Aung San Suu Kyi was taken into "protective custody" after May 30 clashes which broke out during a political tour of northern Myanmar, when her supporters were attacked by hundreds of members of a pro-junta organisation.
The ruling generals cracked down on her opposition party, the National League for Democracy (NLD), and put its leadership under house arrest. An unknown number of NLD supporters have also been thrown in jail.
O'Brien said: "I have the telephone number of the jail, and am attempting to contact Aung San Suu Kyi. It is totally unacceptable that she should be detained in this manner."

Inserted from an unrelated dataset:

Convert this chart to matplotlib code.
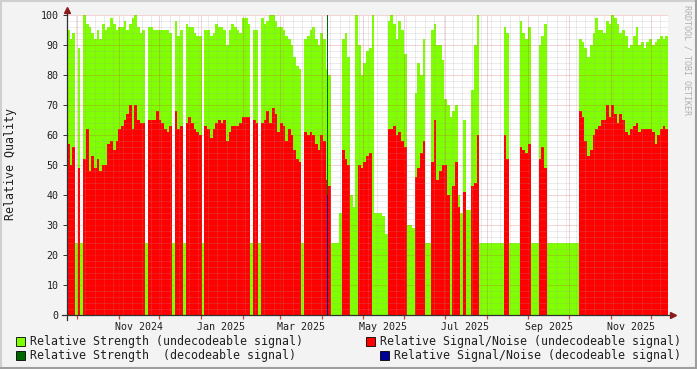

He said he was "particularly disturbed" to hear that Aung San Suu Kyi -- winner of the Nobel Peace Prize for her struggle for a democratic Myanmar -- was being held under Section 10(a) of the 1975 State Protection Law.
"This is the most draconian of the Burmese (Myanmar) military regime's laws, which allows for detention without access to family or lawyers for 180 days at a time up to a total of five years, with no prospect of appeal," he said.
"This completely discredits the regime's claim that she is being held in 'protective custody'," he said.
In a statement, John Jackson, director of Burma Campaign UK, a British group that supports democracy in Myanmar, said Insein was "more than a prison. It represents the full apparatus of state repression in Burma."
He said that by invoking Article 10a of the State Protection Law the authorities in Yangon appeared to be planning "the long-term imprisonment" of Aung San Suu Kyi.
"That the regime would do this, despite recent criticism, shows that words alone are not enough to influence this regime," he said, adding that it was time for the UN Security Council to take up the matter and "get tough."
The United States has hardened sanctions against Myanmar in the wake of Aung San Suu Kyi's arrest, while the European Union (news - web sites) widened a visa ban Monday to include the extended families of ministers, deputy ministers and ex-ministers, and senior army staff officers.
Aung San Suu Kyi's father Aung San negotiated the independence of Myanmar, then called Burma, from Britain, but he was assassinated before it took effect in January 1948.
His daughter spent her formative years in Britain, marrying an English scholar before returning in 1988, and becoming involved in opposition to Myanmar's military junta soon afterwards.